In truth, it’s no wonder Pitt was sad that this one got away. It was due to shoot in 2002, but budgetary concerns and nervousness over the film’s bleak material robbed the world of a potential Coen classic. Based on a classic James Dickey novel, To the White Sea would have seen Pitt star as an American B-29 gunner named Muldrow who parachutes behind enemy lines in Tokyo during the Second World War. The story would have followed his ruthless attempts to escape the city, all while flashing back to his childhood with the father who trained him to be a killer.
The double whammy of To the White Sea falling through and Pitt finding himself in a blockbuster he didn’t care about ended up having a lasting effect on him, as he resolved never again to work on something he wasn’t passionate about. He said, “That really made me think, I’m following my gut from here on out,” and added, “I made a decision that I was only going to invest in quality stories, for lack of a better term. It was a distinct shift that led to the next decade of films.”
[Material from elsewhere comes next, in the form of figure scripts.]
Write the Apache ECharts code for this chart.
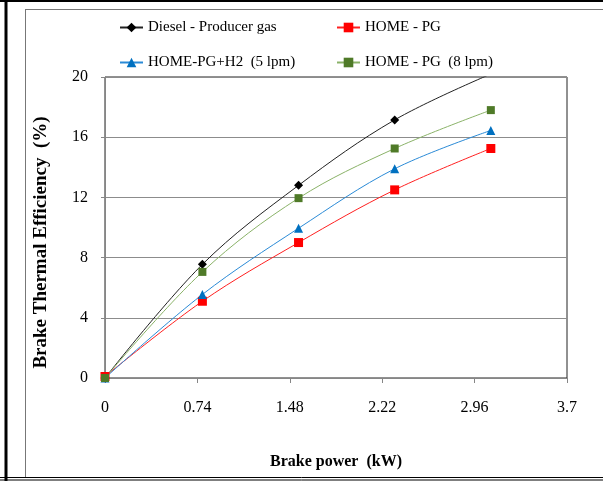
<!DOCTYPE html>
<html>
<head>
<meta charset="utf-8">
<script src="https://cdn.jsdelivr.net/npm/echarts@6/dist/echarts.min.js"></script>
<style>
  html, body { margin: 0; padding: 0; background: #fff; }
  #main { width: 603px; height: 481px; }
</style>
</head>
<body>
<div id="main"></div>
<script>
// brake power (kW) at which each reading was taken
const powerX = [0, 0.78, 1.55, 2.32, 3.09];
// brake thermal efficiency (%)
const dieselPG = [0, 7.55, 12.8, 17.15, 20.2];
const homePG = [0.1, 5.1, 9.0, 12.5, 15.25];
const homePGH2 = [0, 5.55, 9.95, 13.9, 16.45];
const homePG8 = [0, 7.05, 11.95, 15.25, 17.8];

const seriesNames = ['Diesel - Producer gas', 'HOME - PG', 'HOME-PG+H2  (5 lpm)', 'HOME - PG  (8 lpm)'];
const xTickLabels = ['0', '0.74', '1.48', '2.22', '2.96', '3.7'];
const yTickLabels = ['0', '4', '8', '12', '16', '20'];

const serif = '"Liberation Serif", "DejaVu Serif", serif';

function pairs(ys) {
  return ys.map((y, i) => [powerX[i], y]);
}

const chart = echarts.init(document.getElementById('main'));

// one legend per entry so the 2x2 layout sits where the original has it
function legendAt(name, left, top) {
  return {
    data: [name],
    left: left,
    top: top,
    padding: 0,
    itemWidth: 23,
    itemHeight: 12,
    itemGap: 4,
    textStyle: { fontFamily: serif, fontSize: 15, color: '#000' }
  };
}

const option = {
  backgroundColor: '#fff',
  animation: false,
  legend: [
    legendAt(seriesNames[0], 119, 20),
    legendAt(seriesNames[1], 336, 20),
    legendAt(seriesNames[2], 119, 55),
    legendAt(seriesNames[3], 336, 55)
  ],
  grid: {
    left: 105,
    right: 36,
    top: 77,
    bottom: 103,
    show: true,
    borderColor: '#222',
    borderWidth: 1
  },
  xAxis: {
    type: 'value',
    min: 0,
    max: 3.7,
    interval: 0.74,
    name: 'Brake power  (kW)',
    nameLocation: 'middle',
    nameGap: 76,
    nameTextStyle: { fontFamily: serif, fontSize: 16, fontWeight: 'bold', color: '#000' },
    axisLine: { lineStyle: { color: '#868686', width: 1 } },
    axisTick: { show: true, length: 5, lineStyle: { color: '#868686' } },
    axisLabel: {
      margin: 22,
      fontFamily: serif,
      fontSize: 16,
      color: '#000',
      formatter: v => xTickLabels[Math.round(v / 0.74)]
    },
    splitLine: { show: false }
  },
  yAxis: {
    type: 'value',
    min: 0,
    max: 20,
    interval: 4,
    name: 'Brake Thermal Efficiency  (%)',
    nameLocation: 'middle',
    nameRotate: 90,
    nameGap: 54,
    nameTextStyle: {
      fontFamily: serif,
      fontSize: 19,
      fontWeight: 'bold',
      color: '#000',
      padding: [0, 30, 0, 0]
    },
    axisLine: { show: true, lineStyle: { color: '#868686', width: 1 } },
    axisTick: { show: true, length: 4, lineStyle: { color: '#868686' } },
    axisLabel: {
      margin: 17,
      fontFamily: serif,
      fontSize: 16,
      color: '#000',
      formatter: v => yTickLabels[Math.round(v / 4)]
    },
    splitLine: { show: true, lineStyle: { color: '#8c8c8c', width: 1 } }
  },
  series: [
    {
      name: seriesNames[0],
      type: 'line',
      smooth: 0.35,
      data: pairs(dieselPG),
      symbol: 'diamond',
      symbolSize: 9,
      itemStyle: { color: '#000' },
      lineStyle: { color: '#222', width: 1 }
    },
    {
      name: seriesNames[1],
      type: 'line',
      smooth: 0.35,
      data: pairs(homePG),
      symbol: 'rect',
      symbolSize: 9,
      itemStyle: { color: '#ff0000' },
      lineStyle: { color: '#ff2020', width: 1 }
    },
    {
      name: seriesNames[2],
      type: 'line',
      smooth: 0.35,
      data: pairs(homePGH2),
      symbol: 'triangle',
      symbolSize: 9,
      itemStyle: { color: '#0070c0' },
      lineStyle: { color: '#2a8ad6', width: 1 }
    },
    {
      name: seriesNames[3],
      type: 'line',
      smooth: 0.35,
      data: pairs(homePG8),
      symbol: 'rect',
      symbolSize: 8,
      itemStyle: { color: '#4f7a28' },
      lineStyle: { color: '#8ab268', width: 1 }
    }
  ],
  // page frame around the figure (as in the scanned original)
  graphic: [
    { type: 'line', shape: { x1: 6, y1: 0, x2: 6, y2: 481 }, style: { stroke: '#000', lineWidth: 3 } },
    { type: 'line', shape: { x1: 0, y1: 1, x2: 603, y2: 1 }, style: { stroke: '#000', lineWidth: 2 } },
    { type: 'line', shape: { x1: 25, y1: 9.5, x2: 603, y2: 9.5 }, style: { stroke: '#777', lineWidth: 1 } },
    { type: 'line', shape: { x1: 25.5, y1: 9, x2: 25.5, y2: 478 }, style: { stroke: '#777', lineWidth: 1 } },
    { type: 'line', shape: { x1: 0, y1: 477.5, x2: 603, y2: 477.5 }, style: { stroke: '#000', lineWidth: 1 } },
    { type: 'line', shape: { x1: 0, y1: 480, x2: 603, y2: 480 }, style: { stroke: '#000', lineWidth: 1 } }
  ]
};

chart.setOption(option);
</script>
</body>
</html>
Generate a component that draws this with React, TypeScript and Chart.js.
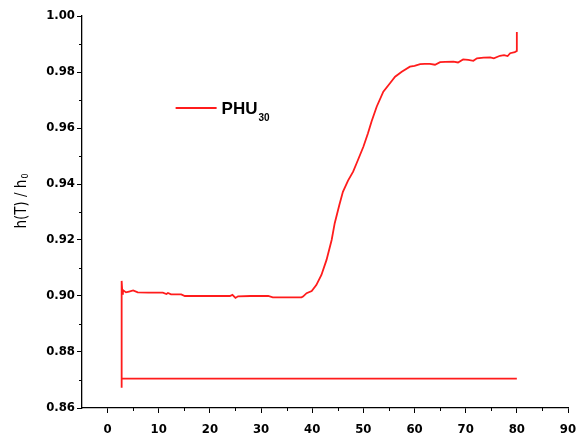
import { useEffect, useRef } from "react";
import { Chart, registerables } from "chart.js";

Chart.register(...registerables);

// Cooling branch (drawn first, right to left) then the drop at the left end
const lowerX = [80.0, 2.75, 2.75];
const lowerY = [0.8705, 0.8705, 0.8672];

// Heating branch
const upperX = [
  2.75, 2.9, 3.0, 3.6, 4.2, 5.0, 5.9, 8.0, 10.8, 11.5, 11.8, 12.4, 14.4, 15.1, 18.0, 21.0,
  23.9, 24.4, 25.0, 25.5, 28.0, 31.4, 32.3, 35.0, 37.9, 38.2, 38.9, 39.9, 40.8, 41.8, 42.8,
  43.8, 44.4, 45.3, 46.0, 47.0, 48.0, 48.7, 50.0, 50.9, 51.6, 52.6, 53.9, 55.2, 56.2, 57.5,
  59.1, 60.0, 61.1, 62.0, 63.0, 64.0, 65.0, 66.0, 67.6, 68.5, 69.5, 70.5, 71.5, 72.2, 73.5,
  74.8, 75.5, 76.7, 77.5, 78.2, 78.7, 79.6, 80.0, 80.0, 80.0,
];
const upperY = [
  0.9054, 0.9008, 0.9021, 0.9013, 0.9016, 0.902, 0.9013, 0.9012, 0.9012, 0.9007, 0.9011,
  0.9006, 0.9006, 0.9, 0.9, 0.9, 0.9, 0.9004, 0.8993, 0.8999, 0.9, 0.9, 0.8995, 0.8995,
  0.8995, 0.8998, 0.901, 0.9018, 0.9039, 0.9075, 0.9129, 0.92, 0.926, 0.9325, 0.9372, 0.9412,
  0.9444, 0.9475, 0.9533, 0.9581, 0.9623, 0.9676, 0.973, 0.976, 0.9783, 0.9801, 0.9819,
  0.9822, 0.9828, 0.9829, 0.9829, 0.9826, 0.9835, 0.9836, 0.9837, 0.9834, 0.9845, 0.9843,
  0.984, 0.9849, 0.9851, 0.9852, 0.9849, 0.9858, 0.986, 0.9857, 0.9867, 0.9871, 0.9875,
  0.9943, 0.9878,
];

const xMajorTicks = [0, 10, 20, 30, 40, 50, 60, 70, 80, 90];
const xMinorTicks = [5, 15, 25, 35, 45, 55, 65, 75, 85];
const yMajorTicks = [0.86, 0.88, 0.9, 0.92, 0.94, 0.96, 0.98, 1.0];
const yMinorTicks = [0.87, 0.89, 0.91, 0.93, 0.95, 0.97, 0.99];

const seriesLabel = "PHU";
const seriesLabelSub = "30";
const yTitle = "h(T) / h";
const yTitleSub = "0";

const lineColor = "rgb(255,28,28)";
const tickFont = "DejaVu Sans Condensed";

export default function App() {
  const ref = useRef<HTMLCanvasElement>(null);

  useEffect(() => {
    if (!ref.current) return;
    const points = [
      ...lowerX.map((x, i) => ({ x, y: lowerY[i] })),
      ...upperX.map((x, i) => ({ x, y: upperY[i] })),
    ];

    const overlay = {
      id: "overlay",
      afterDraw(chart: any) {
        const ctx = chart.ctx as CanvasRenderingContext2D;
        const xs = chart.scales.x;
        const ys = chart.scales.y;
        ctx.save();
        ctx.strokeStyle = "#000";
        ctx.lineWidth = 1;
        xMinorTicks.forEach((v) => {
          const px = Math.round(xs.getPixelForValue(v)) + 0.5;
          ctx.beginPath();
          ctx.moveTo(px, xs.top);
          ctx.lineTo(px, xs.top + 3);
          ctx.stroke();
        });
        yMinorTicks.forEach((v) => {
          const py = Math.round(ys.getPixelForValue(v)) + 0.5;
          ctx.beginPath();
          ctx.moveTo(ys.right, py);
          ctx.lineTo(ys.right - 3, py);
          ctx.stroke();
        });

        // y axis title with subscript
        ctx.fillStyle = "#000";
        ctx.font = `15px "${tickFont}"`;
        const w1 = ctx.measureText(yTitle).width;
        ctx.font = `9px "${tickFont}"`;
        const w2 = ctx.measureText(yTitleSub).width;
        const cy = (chart.chartArea.top + chart.chartArea.bottom) / 2 - 11;
        ctx.translate(26, cy);
        ctx.rotate(-Math.PI / 2);
        ctx.textBaseline = "alphabetic";
        ctx.textAlign = "left";
        const start = -(w1 + w2 + 1) / 2;
        ctx.font = `15px "${tickFont}"`;
        ctx.fillText(yTitle, start, 0);
        ctx.font = `9px "${tickFont}"`;
        ctx.fillText(yTitleSub, start + w1 + 1, 2);
        ctx.setTransform(1, 0, 0, 1, 0, 0);

        // legend
        const lx = xs.getPixelForValue(13.3);
        const ly = ys.getPixelForValue(0.9671);
        ctx.strokeStyle = lineColor;
        ctx.lineWidth = 2;
        ctx.beginPath();
        ctx.moveTo(lx, ly);
        ctx.lineTo(lx + 41, ly);
        ctx.stroke();
        ctx.fillStyle = "#000";
        ctx.font = `bold 17px "Liberation Sans"`;
        ctx.textBaseline = "alphabetic";
        ctx.fillText(seriesLabel, lx + 46, ly + 6);
        const pw = ctx.measureText(seriesLabel).width;
        ctx.font = `bold 10px "Liberation Sans"`;
        ctx.fillText(seriesLabelSub, lx + 46 + pw + 1, ly + 13);
        ctx.restore();
      },
    };

    const axisCommon = {
      type: "linear" as const,
      grid: {
        drawOnChartArea: false,
        drawTicks: true,
        tickLength: 5,
        color: "#000",
        tickColor: "#000",
        lineWidth: 1,
      },
      border: { display: true, color: "#000", width: 1.3 },
    };

    const chart = new Chart(ref.current, {
      type: "scatter",
      data: {
        datasets: [
          {
            data: points,
            showLine: true,
            borderColor: lineColor,
            backgroundColor: lineColor,
            borderWidth: 1.8,
            pointRadius: 0,
            fill: false,
            tension: 0,
          },
        ],
      },
      options: {
        responsive: false,
        animation: false,
        events: [],
        layout: { padding: { top: 16, right: 15, left: 0, bottom: 0 } },
        plugins: { legend: { display: false }, tooltip: { enabled: false } },
        scales: {
          x: {
            ...axisCommon,
            min: -5,
            max: 90,
            afterBuildTicks: (s: any) => {
              s.ticks = xMajorTicks.map((v) => ({ value: v }));
            },
            afterFit: (s: any) => {
              s.height = 33;
              s.paddingRight = 0;
              s.paddingLeft = 0;
            },
            ticks: {
              color: "#000",
              autoSkip: false,
              maxRotation: 0,
              padding: 9,
              font: { family: tickFont, weight: "bold", size: 13 },
              callback: (v: any) => String(v),
            },
          },
          y: {
            ...axisCommon,
            min: 0.86,
            max: 1.0,
            afterBuildTicks: (s: any) => {
              s.ticks = yMajorTicks.map((v) => ({ value: v }));
            },
            afterFit: (s: any) => {
              s.width = 82;
            },
            ticks: {
              color: "#000",
              autoSkip: false,
              padding: 2,
              font: { family: tickFont, weight: "bold", size: 13 },
              callback: (v: any) => Number(v).toFixed(2),
            },
          },
        },
      },
      plugins: [overlay],
    } as any);
    return () => chart.destroy();
  }, []);

  return (
    <div style={{ position: "absolute", left: 0, top: 0, width: 583, height: 441, background: "#fff" }}>
      <canvas ref={ref} width={583} height={441} style={{ width: 583, height: 441, display: "block" }} />
    </div>
  );
}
There was a happy ending to the story, though, in that Pitt did eventually get to work with the Coens. Amusingly, though, it came in 2009’s wacky Burn After Reading, which couldn’t sound more different than To the White Sea. The directors also potentially got to make their nihilistic, harsh film, after all – 2007’s No Country For Old Men, which landed them ‘Best Picture’ and ‘Best Director’ Academy Awards.